I ended up with this patch series which, as a disclaimer, may be
completely
wrong but as I found some suspicious things, to me at least, I thought
it was a
good point to stop and request some comments.
To perhaps summarise what are the main issues I think I found:
* Migration rate limiting does not bother knowing if actual
migration happened
and so can over-account and unfairly penalise.
* Migration rate limiting does not even work, at least not for the
common case
where userspace configures VRAM+GTT. It thinks it can stop
migration attempts
by playing with bo->allowed_domains vs bo->preferred domains but,
both from
the code, and from empirical experiments, I see that not working
at all. Both
masks are identical so fiddling with them achieves nothing.
* Idea of the fallback placement only works when VRAM has free
space. As soon
as it does not, ttm_resource_compatible is happy to leave the
buffers in the
secondary placement forever.
* Driver thinks it will be re-validating evicted buffers on the next
submission
but it does not for the very common case of VRAM+GTT because it
only checks
if current placement is *none* of the preferred placements.
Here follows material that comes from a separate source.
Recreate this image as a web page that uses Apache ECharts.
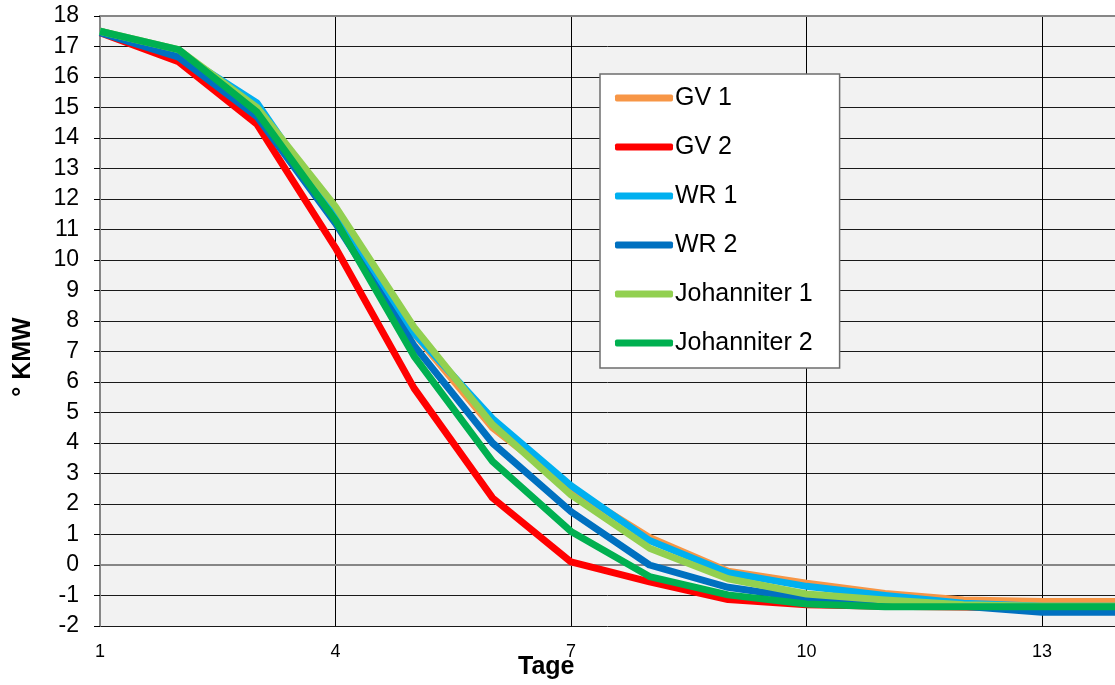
<!DOCTYPE html>
<html>
<head>
<meta charset="utf-8">
<style>
  html, body { margin: 0; padding: 0; background: #fff; }
  #chart { width: 1115px; height: 685px; }
</style>
<script src="https://cdn.jsdelivr.net/npm/echarts@6/dist/echarts.min.js"></script>
</head>
<body>
<div id="chart"></div>
<script>
// Tage (Tag 1 bis 14)
const days = [1, 2, 3, 4, 5, 6, 7, 8, 9, 10, 11, 12, 13, 14];

// Werte in ° KMW
const gv1 = [17.5, 16.8, 14.9, 11.4, 7.6, 4.5, 2.5, 0.9, -0.2, -0.6, -0.93, -1.15, -1.2, -1.2];
const gv2 = [17.45, 16.5, 14.45, 10.4, 5.8, 2.2, 0.1, -0.55, -1.13, -1.3, -1.35, -1.38, -1.4, -1.4];
const wr1 = [17.5, 16.8, 15.15, 11.4, 7.6, 4.8, 2.6, 0.8, -0.25, -0.7, -1.0, -1.25, -1.35, -1.35];
const wr2 = [17.45, 16.65, 14.7, 11.2, 7.2, 4.0, 1.75, 0.0, -0.73, -1.1, -1.3, -1.35, -1.55, -1.55];
const joh1 = [17.5, 16.9, 15.0, 11.75, 7.8, 4.6, 2.3, 0.55, -0.45, -0.95, -1.15, -1.3, -1.35, -1.35];
const joh2 = [17.5, 16.9, 14.85, 11.3, 6.85, 3.4, 1.1, -0.38, -0.98, -1.28, -1.37, -1.37, -1.37, -1.37];

const seriesNames = ['GV 1', 'GV 2', 'WR 1', 'WR 2', 'Johanniter 1', 'Johanniter 2'];
const seriesData = [gv1, gv2, wr1, wr2, joh1, joh2];
const colors = ['#F79646', '#FF0000', '#00B0F0', '#0070C0', '#92D050', '#00B050'];

const font = 'Liberation Sans, Arial, sans-serif';

// the original plot is cut off by the window a little before day 14
const xMax = 13.93;

const chart = echarts.init(document.getElementById('chart'));

const option = {
  animation: false,
  color: colors,
  textStyle: { fontFamily: font },
  grid: {
    left: 100,
    top: 16,
    right: 0,
    bottom: 59,
    show: true,
    backgroundColor: '#f2f2f2',
    borderWidth: 0
  },
  legend: {
    orient: 'vertical',
    left: 600,
    top: 74,
    padding: [11, 27, 12, 15],
    backgroundColor: '#ffffff',
    borderColor: '#6e6e6e',
    borderWidth: 1.5,
    borderRadius: 0,
    itemWidth: 58,
    itemHeight: 7,
    itemGap: 23,
    icon: 'roundRect',
    textStyle: {
      fontSize: 25,
      color: '#000',
      lineHeight: 26,
      padding: [0, 0, 0, -3]
    },
    data: seriesNames
  },
  xAxis: [
    {
      type: 'value',
      min: 1,
      max: xMax,
      interval: 3,
      axisLine: { lineStyle: { color: '#868686', width: 2 } },
      axisTick: { show: false },
      axisLabel: {
        fontSize: 18,
        color: '#000',
        margin: 17,
        showMaxLabel: false
      },
      splitLine: {
        show: true,
        lineStyle: { color: '#000', width: 1 }
      }
    },
    {
      // top border of the plot
      type: 'value',
      position: 'top',
      min: 1,
      max: xMax,
      interval: 3,
      axisLine: { show: true, lineStyle: { color: '#868686', width: 2 } },
      axisTick: { show: false },
      axisLabel: { show: false },
      splitLine: { show: false }
    }
  ],
  yAxis: {
    type: 'value',
    min: -2,
    max: 18,
    interval: 1,
    axisLine: { show: true, lineStyle: { color: '#868686', width: 2 } },
    axisTick: { show: true, length: 6, lineStyle: { color: '#000' } },
    axisLabel: {
      fontSize: 23,
      color: '#000',
      margin: 21
    },
    splitLine: { lineStyle: { color: '#1a1a1a', width: 1 } }
  },
  graphic: [
    {
      type: 'text',
      left: 518,
      top: 655,
      style: { text: 'Tage', font: 'bold 25px ' + font, fill: '#000' }
    },
    {
      type: 'text',
      x: 23,
      y: 357,
      rotation: Math.PI / 2,
      style: {
        text: '° KMW',
        font: 'bold 25px ' + font,
        fill: '#000',
        align: 'center',
        verticalAlign: 'middle'
      }
    }
  ],
  series: seriesNames.map(function (name, i) {
    return {
      name: name,
      type: 'line',
      xAxisIndex: 0,
      data: days.map(function (d, j) { return [d, seriesData[i][j]]; }),
      symbol: 'none',
      smooth: false,
      clip: true,
      lineStyle: { width: 7, color: colors[i], join: 'round' }
    };
  })
};

chart.setOption(option);
</script>
</body>
</html>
All those problems are addressed in individual patches.
End result of this series appears to be driver which will try harder
to move
buffers back into VRAM, but will be (more) correctly throttled in
doing so by
the existing rate limiting logic.
I have run a quick benchmark of Cyberpunk 2077 and cannot say that I
saw a
change but that could be a good thing too. At least I did not break
anything,
perhaps.. On one occassion I did see the rate limiting logic get
confused while
for a period of few minutes it went to a mode where it was constantly
giving a
high migration budget. But that recovered itself when I switched
clients and did
not come back so I don't know. If there is something wrong there I
don't think
it would be caused by any patches in this series.
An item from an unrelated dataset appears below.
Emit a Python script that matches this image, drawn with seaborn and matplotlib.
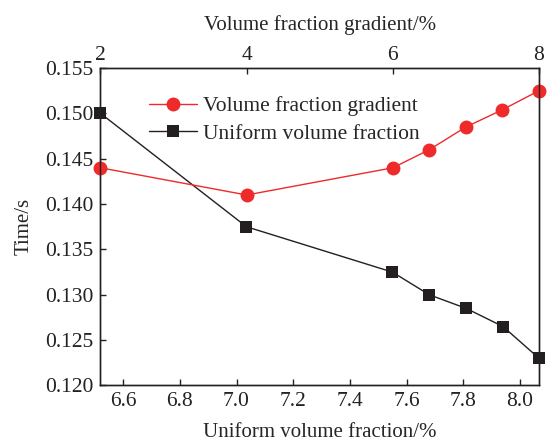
import seaborn as sns
import matplotlib.pyplot as plt
import pandas as pd

# Data
gradient_pct = [2, 4, 6, 6.5, 7, 7.5, 8]
gradient_time = [0.144, 0.141, 0.144, 0.146, 0.1485, 0.1504, 0.1525]

uniform_pct = [6.52, 7.035, 7.55, 7.68, 7.81, 7.94, 8.067]
uniform_time = [0.150, 0.1375, 0.1325, 0.130, 0.1285, 0.1265, 0.123]

y_ticks = [0.120, 0.125, 0.130, 0.135, 0.140, 0.145, 0.150, 0.155]
bottom_ticks = [6.6, 6.8, 7.0, 7.2, 7.4, 7.6, 7.8, 8.0]
top_ticks = [2, 4, 6, 8]

df_grad = pd.DataFrame({"x": gradient_pct, "t": gradient_time})
df_unif = pd.DataFrame({"x": uniform_pct, "t": uniform_time})

sns.set_theme(style="ticks")
plt.rcParams["font.family"] = ["Liberation Serif", "DejaVu Serif"]
plt.rcParams["xtick.direction"] = "in"
plt.rcParams["ytick.direction"] = "in"

fig = plt.figure(figsize=(5.47, 4.43), dpi=100)
ax = fig.add_axes([0.1837, 0.1298, 0.8017, 0.7167])
ax_top = ax.twiny()

# === Uniform volume fraction (bottom axis) ===
sns.lineplot(
    data=df_unif, x="x", y="t", ax=ax,
    color="#231f20", linewidth=1.0,
    marker="s", markersize=8.5, markeredgewidth=0,
    label="Uniform volume fraction", legend=False, clip_on=False,
)

# === Volume fraction gradient (top axis) ===
sns.lineplot(
    data=df_grad, x="x", y="t", ax=ax_top,
    color="#ee2a2a", linewidth=1.0,
    marker="o", markersize=10, markeredgewidth=0,
    label="Volume fraction gradient", legend=False, clip_on=False,
)

ax.set_xlim(6.52, 8.067)
ax.set_ylim(0.120, 0.155)
ax.set_xticks(bottom_ticks)
ax.set_xticklabels([f"{v:.1f}" for v in bottom_ticks])
ax.set_yticks(y_ticks)
ax.set_yticklabels([f"{v:.3f}" for v in y_ticks])
ax.set_xlabel("Uniform volume fraction/%", fontsize=15, labelpad=8)
ax.set_ylabel("Time/s", fontsize=15, labelpad=8)
ax.tick_params(axis="both", labelsize=15.5, length=4, width=1,
               colors="#222222", pad=5)

ax_top.set_xlim(2, 8)
ax_top.set_xticks(top_ticks)
ax_top.set_xlabel("Volume fraction gradient/%", fontsize=15, labelpad=12)
ax_top.tick_params(axis="x", labelsize=15.5, length=4, width=1,
                   colors="#222222", pad=2)
ax_top.set_ylabel("")

for a in (ax, ax_top):
    for s in a.spines.values():
        s.set_linewidth(1.0)
        s.set_color("#222222")

h1, l1 = ax_top.get_legend_handles_labels()
h2, l2 = ax.get_legend_handles_labels()
ax_top.legend(
    h1 + h2, l1 + l2,
    loc="upper left", bbox_to_anchor=(0.092, 0.938),
    frameon=False, fontsize=15.5, handlelength=2.2,
    handletextpad=0.3, labelspacing=0.35, borderaxespad=0,
)

plt.savefig("out.png", dpi=100)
Since yesterday I also briefly tested with Far Cry New Dawn. One run
each so possibly doesn't mean anything apart that there isn't a
regression aka migration throttling is keeping things at bay even with
increased requests to migrate things back to VRAM:
before after
min/avg/max fps 36/44/54 37/45/55
Cyberpunk 2077 from yesterday was similarly close:
26.96/29.59/30.40 29.70/30.00/30.32
I guess the real story is proper DGPU where misplaced buffers have a
real cost.
I found one game which regresses spectacularly badly with this series -
Assasin's Creed Valhalla. The built-in benchmark at least. The game
appears to have a working set much larger than the other games I tested,
around 5GiB total during the benchmark. And for some reason migration
throttling totally fails to put it in check. I will be investigating
this shortly.
Regards,
Tvrtko
Series is probably rough but should be good enough for dicsussion. I
am curious
to hear if I identified at least something correctly as a real problem.
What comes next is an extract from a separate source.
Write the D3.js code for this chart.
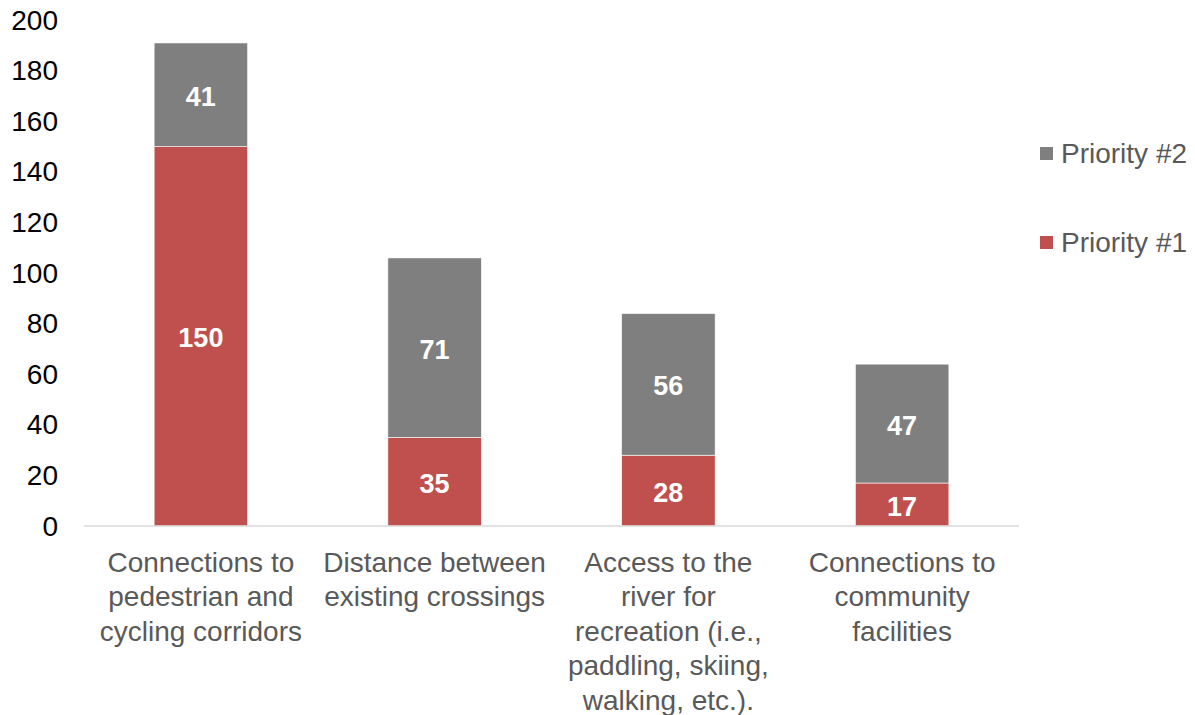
<!DOCTYPE html>
<html>
<head>
<meta charset="utf-8">
<script src="https://cdn.jsdelivr.net/npm/d3@7/dist/d3.min.js"></script>
<style>
  html, body { margin: 0; padding: 0; background: #fff; }
  svg { display: block; font-family: "Liberation Sans", Arial, sans-serif; }
</style>
</head>
<body>
<svg id="chart" width="1195" height="715"></svg>
<script>
// Survey results: importance of crossing criteria, stacked by priority rank
const categories = [
  ["Connections to", "pedestrian and", "cycling corridors"],
  ["Distance between", "existing crossings"],
  ["Access to the", "river for", "recreation (i.e.,", "paddling, skiing,", "walking, etc.)."],
  ["Connections to", "community", "facilities"]
];
const priority1 = [150, 35, 28, 17];
const priority2 = [41, 71, 56, 47];
const seriesNames = ["Priority #1", "Priority #2"];
const seriesColors = ["#C0504D", "#7F7F7F"];
const yTicks = [0, 20, 40, 60, 80, 100, 120, 140, 160, 180, 200];

const svg = d3.select("#chart");
const plot = { left: 84, right: 1019, top: 20.2, bottom: 526 };

const keys = categories.map((c, i) => i);
const x = d3.scaleBand()
  .domain(keys)
  .range([plot.left, plot.right])
  .paddingInner(0.6)
  .paddingOuter(0.3);

const y = d3.scaleLinear()
  .domain([0, 200])
  .range([plot.bottom, plot.top]);

const rows = keys.map(i => ({ i, p1: priority1[i], p2: priority2[i] }));
const stack = d3.stack().keys(["p1", "p2"]);
const layers = stack(rows);

// Stacked bars
const g = svg.append("g");
layers.forEach((layer, li) => {
  g.selectAll(null)
    .data(layer)
    .enter()
    .append("rect")
    .attr("x", d => x(d.data.i))
    .attr("width", x.bandwidth())
    .attr("y", d => y(d[1]))
    .attr("height", d => y(d[0]) - y(d[1]))
    .attr("fill", seriesColors[li])
    .attr("stroke", "#ffffff")
    .attr("stroke-width", 0.6);
});

// Value labels inside each segment
layers.forEach((layer, li) => {
  g.selectAll(null)
    .data(layer)
    .enter()
    .append("text")
    .attr("x", d => x(d.data.i) + x.bandwidth() / 2)
    .attr("y", d => y((d[0] + d[1]) / 2) + 2)
    .attr("text-anchor", "middle")
    .attr("dominant-baseline", "central")
    .attr("fill", "#ffffff")
    .attr("font-weight", "bold")
    .attr("font-size", "27px")
    .text(d => d[1] - d[0]);
});

// Category axis line
svg.append("line")
  .attr("x1", plot.left).attr("x2", plot.right)
  .attr("y1", y(0)).attr("y2", y(0))
  .attr("stroke", "#D9D9D9")
  .attr("stroke-width", 1.5);

// Value axis tick labels
svg.append("g")
  .selectAll("text")
  .data(yTicks)
  .enter()
  .append("text")
  .attr("x", 58)
  .attr("y", d => y(d))
  .attr("text-anchor", "end")
  .attr("dominant-baseline", "central")
  .attr("fill", "#000000")
  .attr("font-size", "28px")
  .text(d => d);

// Multi-line category labels
const catG = svg.append("g");
categories.forEach((lines, i) => {
  const t = catG.append("text")
    .attr("x", x(i) + x.bandwidth() / 2)
    .attr("y", 562)
    .attr("text-anchor", "middle")
    .attr("fill", "#595959")
    .attr("font-size", "28px");
  lines.forEach((ln, k) => {
    t.append("tspan")
      .attr("x", x(i) + x.bandwidth() / 2)
      .attr("y", 562 + k * 34.6)
      .attr("dominant-baseline", "central")
      .text(ln);
  });
});

// Legend (Priority #2 listed above Priority #1)
const legendItems = [
  { name: seriesNames[1], color: seriesColors[1], cy: 153 },
  { name: seriesNames[0], color: seriesColors[0], cy: 242 }
];
const lg = svg.append("g");
legendItems.forEach(it => {
  lg.append("rect")
    .attr("x", 1040).attr("y", it.cy - 6)
    .attr("width", 13).attr("height", 13)
    .attr("fill", it.color);
  lg.append("text")
    .attr("x", 1061).attr("y", it.cy)
    .attr("dominant-baseline", "central")
    .attr("fill", "#595959")
    .attr("font-size", "28px")
    .text(it.name);
});
</script>
</body>
</html>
It would also be good to hear what are the suggested games to check
and see
whether there is any improvement.
Cc: Christian König <christian.koenig@xxxxxxx>
Cc: Friedrich Vock <friedrich.vock@xxxxxx>
Tvrtko Ursulin (5):
drm/amdgpu: Fix migration rate limiting accounting
drm/amdgpu: Actually respect buffer migration budget
drm/ttm: Add preferred placement flag
drm/amdgpu: Use preferred placement for VRAM+GTT
drm/amdgpu: Re-validate evicted buffers
drivers/gpu/drm/amd/amdgpu/amdgpu_cs.c | 38 +++++++++++++++++-----
drivers/gpu/drm/amd/amdgpu/amdgpu_object.c | 8 +++--
drivers/gpu/drm/amd/amdgpu/amdgpu_vm.c | 21 ++++++++++--
drivers/gpu/drm/ttm/ttm_resource.c | 13 +++++---
include/drm/ttm/ttm_placement.h | 3 ++
5 files changed, 65 insertions(+), 18 deletions(-)